Goal of the exercise => Set the listing down unchanged, minus every embedded image.
**** Source excerpt
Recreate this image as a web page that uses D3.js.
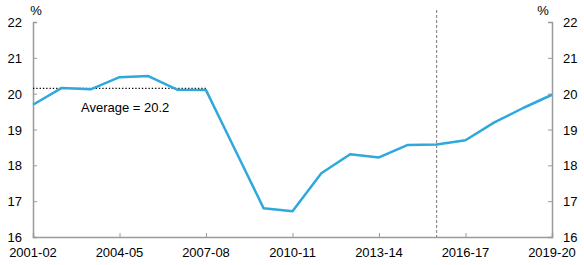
<!DOCTYPE html>
<html>
<head>
<meta charset="utf-8">
<script src="https://cdn.jsdelivr.net/npm/d3@7"></script>
<style>
  body { margin: 0; background: #fff; }
  svg text { font-family: "Liberation Sans", Arial, sans-serif; font-size: 13px; fill: #000; }
</style>
</head>
<body>
<div id="container"></div>
<script>
/* DATA */
const years = ["2001-02","2002-03","2003-04","2004-05","2005-06","2006-07","2007-08","2008-09","2009-10",
  "2010-11","2011-12","2012-13","2013-14","2014-15","2015-16","2016-17","2017-18","2018-19","2019-20"];
const values = [19.69, 20.16, 20.12, 20.46, 20.49, 20.11, 20.1, 18.45, 16.8,
  16.72, 17.78, 18.31, 18.22, 18.57, 18.58, 18.7, 19.2, 19.6, 19.97];
const tickYears = ["2001-02","2004-05","2007-08","2010-11","2013-14","2016-17","2019-20"];
const yTicks = [16, 17, 18, 19, 20, 21, 22];
const avgValue = 20.15;
const avgStart = "2001-02", avgEnd = "2007-08";
const avgLabel = "Average = 20.2";
const forecastStart = "2015-16";

/* CONSTANTS */
const width = 584, height = 265,
  margin = { top: 22, bottom: 28, left: 33, right: 32 };

const svg = d3.select("#container").append("svg")
  .attr("width", width).attr("height", height);

/* SCALES */
const xScale = d3.scalePoint().domain(years).range([margin.left, width - margin.right]);
const yScale = d3.scaleLinear().domain([16, 22]).range([height - margin.bottom, margin.top]);

const axisColor = "#9a9a9a";

// left axis
const yLeft = svg.append("g")
  .attr("transform", `translate(${margin.left},0)`)
  .call(d3.axisRight(yScale).tickValues(yTicks).tickSize(4).tickFormat(""));
// right axis
const yRight = svg.append("g")
  .attr("transform", `translate(${width - margin.right},0)`)
  .call(d3.axisLeft(yScale).tickValues(yTicks).tickSize(4).tickFormat(""));
// bottom axis
const xAx = svg.append("g")
  .attr("transform", `translate(0,${height - margin.bottom})`)
  .call(d3.axisTop(xScale).tickValues(tickYears).tickSize(4).tickFormat(""));

[yLeft, yRight, xAx].forEach(g => {
  g.select(".domain").attr("stroke", axisColor).attr("stroke-width", 1.5);
  g.selectAll(".tick line").attr("stroke", axisColor);
});

// tick labels
svg.selectAll(".ylabL").data(yTicks).join("text")
  .attr("x", margin.left - 11).attr("y", d => yScale(d) + 5)
  .attr("text-anchor", "end").text(d => d);
svg.selectAll(".ylabR").data(yTicks).join("text")
  .attr("x", width - margin.right + 11).attr("y", d => yScale(d) + 5)
  .attr("text-anchor", "start").text(d => d);
svg.selectAll(".xlab").data(tickYears).join("text")
  .attr("x", d => xScale(d)).attr("y", height - 8)
  .attr("text-anchor", "middle").text(d => d);

svg.append("text").attr("x", margin.left + 3).attr("y", 15).attr("text-anchor", "middle").text("%");
svg.append("text").attr("x", width - margin.right - 9).attr("y", 15).attr("text-anchor", "middle").text("%");

// forecast divider
svg.append("line")
  .attr("x1", xScale(forecastStart)).attr("x2", xScale(forecastStart))
  .attr("y1", 10).attr("y2", yScale(16))
  .attr("stroke", "#555").attr("stroke-width", 0.8).attr("stroke-dasharray", "3,2");

// average line
svg.append("line")
  .attr("x1", xScale(avgStart)).attr("x2", xScale(avgEnd))
  .attr("y1", yScale(avgValue)).attr("y2", yScale(avgValue))
  .attr("stroke", "#000").attr("stroke-width", 1.3).attr("stroke-dasharray", "1.3,2");
svg.append("text").attr("x", 81).attr("y", 112).text(avgLabel);

// series line
const line = d3.line().x((d, i) => xScale(years[i])).y(d => yScale(d));
svg.append("path").datum(values)
  .attr("d", line).attr("fill", "none")
  .attr("stroke", "#2fa8dc").attr("stroke-width", 2.5)
  .attr("stroke-linejoin", "round");
</script>
</body>
</html>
********
Solution below =>
Recreate this image as a web page that uses D3.js.
<!DOCTYPE html>
<html>
<head>
<meta charset="utf-8">
<script src="https://cdn.jsdelivr.net/npm/d3@7"></script>
<style>
  body { margin: 0; background: #fff; }
  svg text { font-family: "Liberation Sans", Arial, sans-serif; font-size: 13px; fill: #000; }
</style>
</head>
<body>
<div id="container"></div>
<script>
/* DATA */
const years = ["2001-02","2002-03","2003-04","2004-05","2005-06","2006-07","2007-08","2008-09","2009-10",
  "2010-11","2011-12","2012-13","2013-14","2014-15","2015-16","2016-17","2017-18","2018-19","2019-20"];
const values = [19.69, 20.16, 20.12, 20.46, 20.49, 20.11, 20.1, 18.45, 16.8,
  16.72, 17.78, 18.31, 18.22, 18.57, 18.58, 18.7, 19.2, 19.6, 19.97];
const tickYears = ["2001-02","2004-05","2007-08","2010-11","2013-14","2016-17","2019-20"];
const yTicks = [16, 17, 18, 19, 20, 21, 22];
const avgValue = 20.15;
const avgStart = "2001-02", avgEnd = "2007-08";
const avgLabel = "Average = 20.2";
const forecastStart = "2015-16";

/* CONSTANTS */
const width = 584, height = 265,
  margin = { top: 22, bottom: 28, left: 33, right: 32 };

const svg = d3.select("#container").append("svg")
  .attr("width", width).attr("height", height);

/* SCALES */
const xScale = d3.scalePoint().domain(years).range([margin.left, width - margin.right]);
const yScale = d3.scaleLinear().domain([16, 22]).range([height - margin.bottom, margin.top]);

const axisColor = "#9a9a9a";

// left axis
const yLeft = svg.append("g")
  .attr("transform", `translate(${margin.left},0)`)
  .call(d3.axisRight(yScale).tickValues(yTicks).tickSize(4).tickFormat(""));
// right axis
const yRight = svg.append("g")
  .attr("transform", `translate(${width - margin.right},0)`)
  .call(d3.axisLeft(yScale).tickValues(yTicks).tickSize(4).tickFormat(""));
// bottom axis
const xAx = svg.append("g")
  .attr("transform", `translate(0,${height - margin.bottom})`)
  .call(d3.axisTop(xScale).tickValues(tickYears).tickSize(4).tickFormat(""));

[yLeft, yRight, xAx].forEach(g => {
  g.select(".domain").attr("stroke", axisColor).attr("stroke-width", 1.5);
  g.selectAll(".tick line").attr("stroke", axisColor);
});

// tick labels
svg.selectAll(".ylabL").data(yTicks).join("text")
  .attr("x", margin.left - 11).attr("y", d => yScale(d) + 5)
  .attr("text-anchor", "end").text(d => d);
svg.selectAll(".ylabR").data(yTicks).join("text")
  .attr("x", width - margin.right + 11).attr("y", d => yScale(d) + 5)
  .attr("text-anchor", "start").text(d => d);
svg.selectAll(".xlab").data(tickYears).join("text")
  .attr("x", d => xScale(d)).attr("y", height - 8)
  .attr("text-anchor", "middle").text(d => d);

svg.append("text").attr("x", margin.left + 3).attr("y", 15).attr("text-anchor", "middle").text("%");
svg.append("text").attr("x", width - margin.right - 9).attr("y", 15).attr("text-anchor", "middle").text("%");

// forecast divider
svg.append("line")
  .attr("x1", xScale(forecastStart)).attr("x2", xScale(forecastStart))
  .attr("y1", 10).attr("y2", yScale(16))
  .attr("stroke", "#555").attr("stroke-width", 0.8).attr("stroke-dasharray", "3,2");

// average line
svg.append("line")
  .attr("x1", xScale(avgStart)).attr("x2", xScale(avgEnd))
  .attr("y1", yScale(avgValue)).attr("y2", yScale(avgValue))
  .attr("stroke", "#000").attr("stroke-width", 1.3).attr("stroke-dasharray", "1.3,2");
svg.append("text").attr("x", 81).attr("y", 112).text(avgLabel);

// series line
const line = d3.line().x((d, i) => xScale(years[i])).y(d => yScale(d));
svg.append("path").datum(values)
  .attr("d", line).attr("fill", "none")
  .attr("stroke", "#2fa8dc").attr("stroke-width", 2.5)
  .attr("stroke-linejoin", "round");
</script>
</body>
</html>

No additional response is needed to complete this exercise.